Electrochemical Stress Development during CO and NO Oxidation on Pt

Wednesday, 27 May 2015: 09:00
Williford Room A (Hilton Chicago)
Y. Ha (University of Illinois at Urbana−Champaign), Y. Cohen (Nuclear Research Center-Negev, Israel), and A. A. Gewirth (University of Illinois at Urbana-Champaign)
The adsorption and oxidation of CO on Pt electrodes is among the most studied electrochemical reactions due to its fundamental importance as a simple model system and practical importance as CO is a well-known poison in fuel cells.1 We use in situ electrochemical surface stress measurements to monitor the surface stress development during the oxidation of CO on Pt electrodes where adsorbed CO reacts with oxygen-containing species on the surface via Langmuir-Hinshelwood mechanism.1-2 The nature of adsorbed CO layer and the role of oxygenated species are studied in both acid and alkaline media. Further, the effect of dissolved CO is examined. Another strong adsorbate, NO, is oxidized on Pt surface and the surface stress change is monitored. Despite the similarity in the electronic structure, the oxidation of NO follows a different mechanism where the complete oxidation of adsorbed NO is very difficult due to surface oxide formation.3The different role of oxygenated species on the surface can be seen from the surface stress response.


 1.             Garcia, G.; Koper, M. T., Carbon monoxide oxidation on Pt single crystal electrodes: understanding the catalysis for low temperature fuel cells.
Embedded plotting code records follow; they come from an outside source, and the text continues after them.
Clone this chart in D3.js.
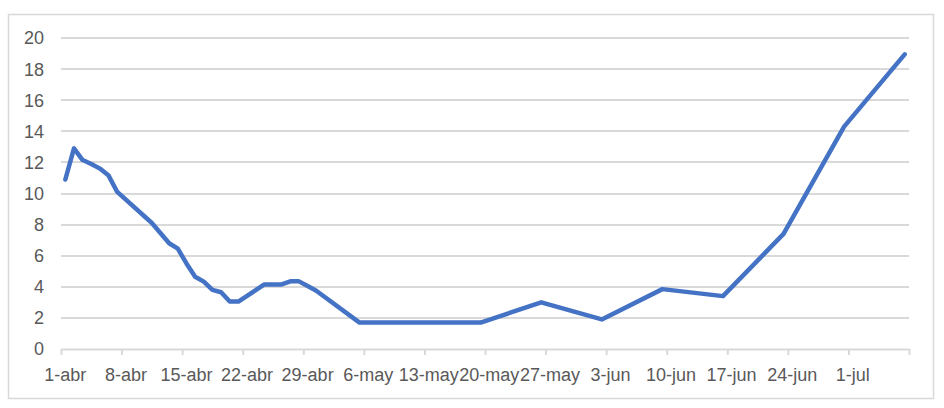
<!DOCTYPE html>
<html>
<head>
<meta charset="utf-8">
<script src="https://cdn.jsdelivr.net/npm/d3@7"></script>
<style>
  html, body { margin: 0; padding: 0; background: #fff; }
  svg { display: block; }
  text { font-family: "Liberation Sans", Arial, sans-serif; fill: #595959; }
</style>
</head>
<body>
<svg id="chart" width="944" height="408"></svg>
<script>
// ---- data ----
const dates = [
  "2020-04-01","2020-04-02","2020-04-03","2020-04-04","2020-04-05","2020-04-06","2020-04-07",
  "2020-04-11","2020-04-13","2020-04-14","2020-04-15","2020-04-16","2020-04-17","2020-04-18",
  "2020-04-19","2020-04-20","2020-04-21","2020-04-24","2020-04-26","2020-04-27","2020-04-28",
  "2020-04-29","2020-04-30","2020-05-05","2020-05-19","2020-05-26","2020-06-02","2020-06-09",
  "2020-06-16","2020-06-23","2020-06-30","2020-07-07"
];
const values = [
  10.9, 12.9, 12.15, 11.9, 11.6, 11.15, 10.1,
  8.1, 6.8, 6.45, 5.5, 4.65, 4.33, 3.8,
  3.65, 3.05, 3.05, 4.15, 4.15, 4.35, 4.35,
  4.05, 3.75, 1.7, 1.7, 3.0, 1.9, 3.85,
  3.4, 7.4, 14.3, 18.95
];
const tickDates = [
  "2020-04-01","2020-04-08","2020-04-15","2020-04-22","2020-04-29","2020-05-06","2020-05-13",
  "2020-05-20","2020-05-27","2020-06-03","2020-06-10","2020-06-17","2020-06-24","2020-07-01","2020-07-08"
];
const tickLabels = [
  "1-abr","8-abr","15-abr","22-abr","29-abr","6-may","13-may",
  "20-may","27-may","3-jun","10-jun","17-jun","24-jun","1-jul",""
];
const yTicks = [0, 2, 4, 6, 8, 10, 12, 14, 16, 18, 20];

// ---- drawing ----
const parse = d3.utcParse("%Y-%m-%d");
const halfDay = 12 * 3600 * 1000;
const svg = d3.select("#chart");

svg.append("rect")
  .attr("x", 8.5).attr("y", 14.5).attr("width", 925).attr("height", 384)
  .attr("fill", "#fff").attr("stroke", "#d9d9d9").attr("stroke-width", 1.5);

const x = d3.scaleUtc()
  .domain([parse(tickDates[0]), parse(tickDates[tickDates.length - 1])])
  .range([61, 909]);
const y = d3.scaleLinear().domain([0, 20]).range([349, 38]);

// gridlines
svg.append("g")
  .selectAll("line")
  .data(yTicks.filter(v => v !== 0))
  .join("line")
  .attr("x1", 61).attr("x2", 909)
  .attr("y1", d => Math.round(y(d))).attr("y2", d => Math.round(y(d)))
  .attr("stroke", "#d9d9d9").attr("stroke-width", 2);

// y labels
svg.append("g")
  .selectAll("text")
  .data(yTicks)
  .join("text")
  .attr("x", 44)
  .attr("y", d => y(d))
  .attr("dy", "0.36em")
  .attr("text-anchor", "end")
  .style("font-size", "18px")
  .text(d => d);

// x axis line and ticks
const xAxis = d3.axisBottom(x)
  .tickValues(tickDates.map(parse))
  .tickSize(6)
  .tickSizeOuter(0)
  .tickFormat("");
const gx = svg.append("g").attr("transform", "translate(0,349)").call(xAxis);
gx.select(".domain").attr("stroke", "#d9d9d9").attr("stroke-width", 2);
gx.selectAll(".tick line").attr("stroke", "#d9d9d9").attr("stroke-width", 2);

// x labels (centred on the day, as in an Excel date axis)
svg.append("g")
  .selectAll("text")
  .data(tickDates.map((d, i) => ({ d: parse(d), label: tickLabels[i] })).filter(t => t.label))
  .join("text")
  .attr("x", t => x(new Date(+t.d + halfDay)))
  .attr("y", 381)
  .attr("text-anchor", "middle")
  .style("font-size", "18px")
  .text(t => t.label);

// line
const pts = dates.map((d, i) => ({ d: new Date(+parse(d) + halfDay), v: values[i] }));
svg.append("path")
  .datum(pts)
  .attr("fill", "none")
  .attr("stroke", "#4472C4")
  .attr("stroke-width", 4.5)
  .attr("stroke-linejoin", "round")
  .attr("stroke-linecap", "round")
  .attr("d", d3.line().x(p => x(p.d)).y(p => y(p.v)));
</script>
</body>
</html>
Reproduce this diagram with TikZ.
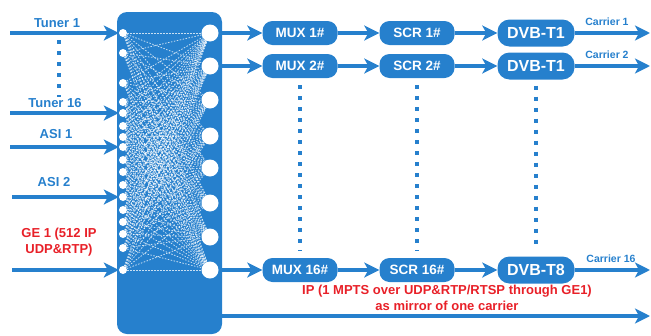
\documentclass[tikz,border=0pt]{standalone}
\usepackage{fontspec}
\setmainfont{Liberation Sans}
\usepackage{tikz}
\usetikzlibrary{arrows.meta,positioning}
\definecolor{sigblue}{RGB}{38,128,205}
\definecolor{notered}{RGB}{232,32,40}
\tikzset{
  flow/.style={-{Stealth[length=15pt,width=15pt,inset=4pt]}, line width=4pt, sigblue},
  stage/.style={rectangle, rounded corners=10pt, fill=sigblue, text=white,
                font=\bfseries\fontsize{13.5}{15}\selectfont,
                minimum width=75pt, minimum height=24pt, inner sep=0pt},
  modbox/.style={stage, rounded corners=12pt, minimum width=77pt, minimum height=27pt,
                 font=\bfseries\fontsize{16}{18}\selectfont},
  switchbox/.style={rectangle, rounded corners=10pt, fill=sigblue,
                    minimum width=105pt, minimum height=322pt, inner sep=0pt},
  inport/.style={circle, fill=white, minimum size=8pt, inner sep=0pt},
  outport/.style={circle, fill=white, minimum size=17pt, inner sep=0pt},
  meshline/.style={white, line width=0.8pt, dash pattern=on 1.5pt off 1.5pt, opacity=0.75},
  vdots/.style={sigblue, line width=3.5pt, dash pattern=on 4pt off 7pt},
  srclabel/.style={text=sigblue, font=\bfseries\fontsize{13}{15}\selectfont},
  carlabel/.style={text=sigblue, font=\bfseries\fontsize{10.5}{12}\selectfont},
  redlabel/.style={text=notered, font=\bfseries\fontsize{13}{16}\selectfont, align=center},
}
\begin{document}
\begin{tikzpicture}[x=1pt,y=-1pt]
  \useasboundingbox (0,0) rectangle (651,335);
  % switch matrix
  \node[switchbox] (xbar) at (169.5,173) {};
  \foreach \y [count=\i] in {33,53,83,102,113,126,137,147,160,172,185,197,210,222,234,248,270}
    \node[inport] (in\i) at (123,\y) {};
  \foreach \y [count=\j] in {33,66,100,136,168,203,237,270}
    \node[outport] (out\j) at (210,\y) {};
  \foreach \i in {1,...,17}
    \foreach \j in {1,...,8}
      \draw[meshline] (in\i) -- (out\j);

  % inputs
  \node[srclabel] (lt1) at (57,23) {Tuner 1};
  \node[srclabel] (lt16) at (55,103) {Tuner 16};
  \node[srclabel] (lasi1) at (56,134) {ASI 1};
  \node[srclabel] (lasi2) at (54,182) {ASI 2};
  \node[redlabel] (lge) at (59,242) {GE 1 (512 IP\\UDP\&RTP)};
  \coordinate (t1src) at (10,33);
  \coordinate (t16src) at (10,113);
  \coordinate (asi1src) at (10,147);
  \coordinate (asi2src) at (12,197);
  \coordinate (gesrc) at (12,270);
  \draw[flow] (t1src) -- (in1);
  \draw[flow] (t16src) -- (in5);
  \draw[flow] (asi1src) -- (in8);
  \draw[flow] (asi2src) -- (in12);
  \draw[flow] (gesrc) -- (in17);
  \coordinate (dtop) at (59,40);
  \coordinate (dbot) at (59,97);
  \draw[vdots] (dtop) -- (dbot);

  % carrier chains
  \node[stage] (mux1) at (300,33) {MUX 1\#};
  \node[stage] (scr1) at (417,33) {SCR 1\#};
  \node[modbox] (dvb1) at (536,33) {DVB-T1};
  \node[stage] (mux2) at (300,66) {MUX 2\#};
  \node[stage] (scr2) at (417,66) {SCR 2\#};
  \node[modbox] (dvb2) at (536,66) {DVB-T1};
  \node[stage] (mux16) at (300,270) {MUX 16\#};
  \node[stage] (scr16) at (417,270) {SCR 16\#};
  \node[modbox] (dvb16) at (536,270) {DVB-T8};
  \coordinate (car1) at (650,33);
  \coordinate (car2) at (650,66);
  \coordinate (car16) at (650,270);
  \foreach \r/\o in {1/1,2/2,16/8}{
    \draw[flow] (out\o) -- (mux\r);
    \draw[flow] (mux\r) -- (scr\r);
    \draw[flow] (scr\r) -- (dvb\r);
    \draw[flow] (dvb\r) -- (car\r);
  }
  \node[carlabel] (lc1) at (607,22) {Carrier 1};
  \node[carlabel] (lc2) at (607,55) {Carrier 2};
  \node[carlabel] (lc16) at (611,259) {Carrier 16};
  \draw[vdots, shorten <=7pt, shorten >=7pt] (mux2) -- (mux16);
  \draw[vdots, shorten <=7pt, shorten >=7pt] (scr2) -- (scr16);
  \draw[vdots, shorten <=6pt, shorten >=6pt] (dvb2) -- (dvb16);

  % IP mirror
  \coordinate (ipsrc) at (222,316);
  \coordinate (ipdst) at (650,316);
  \draw[flow] (ipsrc) -- (ipdst);
  \node[redlabel] (lip) at (447,298) {IP (1 MPTS over UDP\&RTP/RTSP through GE1)\\as mirror of one carrier};
\end{tikzpicture}
\end{document}
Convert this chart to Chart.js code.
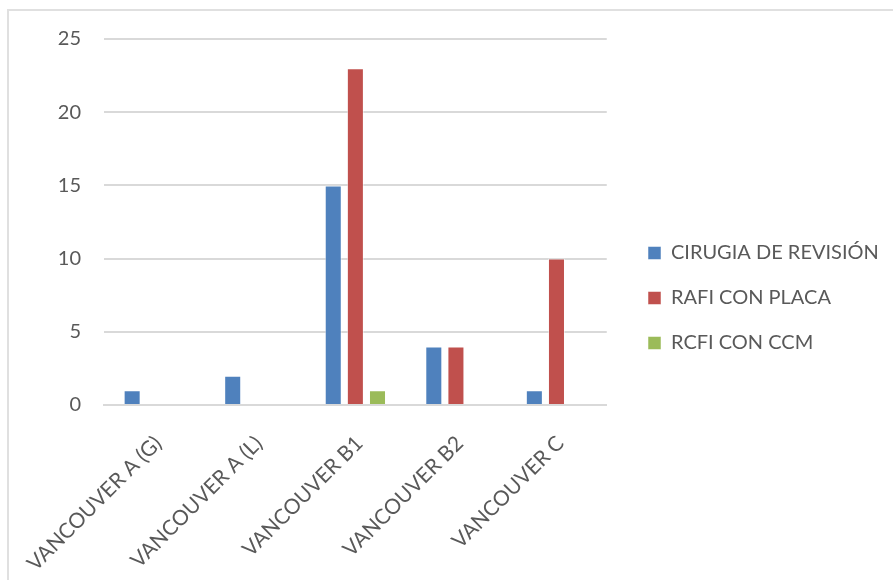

Chemphyschem : a European journal of chemical physics and physical chemistry 2011, 12(11), 2064-72.

2.             Arenz, M.; Mayrhofer, K. J. J.; Stamenkovic, V.; Blizanac, B. B.; Tomoyuki, T.; Ross, P. N.; Markovic, N. M., The Effect of the Particle Size on the Kinetics of CO Electrooxidation on High Surface Area Pt Catalysts. J. Am. Chem. Soc. 2005, 127(18), 6819-6829.

3.             de Vooys, A. C. A.; Beltramo, G. L.; van Riet, B.; van Veen, J. A. R.; Koper, M. T. M., Mechanisms of electrochemical reduction and oxidation of nitric oxide. Electrochim. Acta 2004, 49 (8), 1307-1314.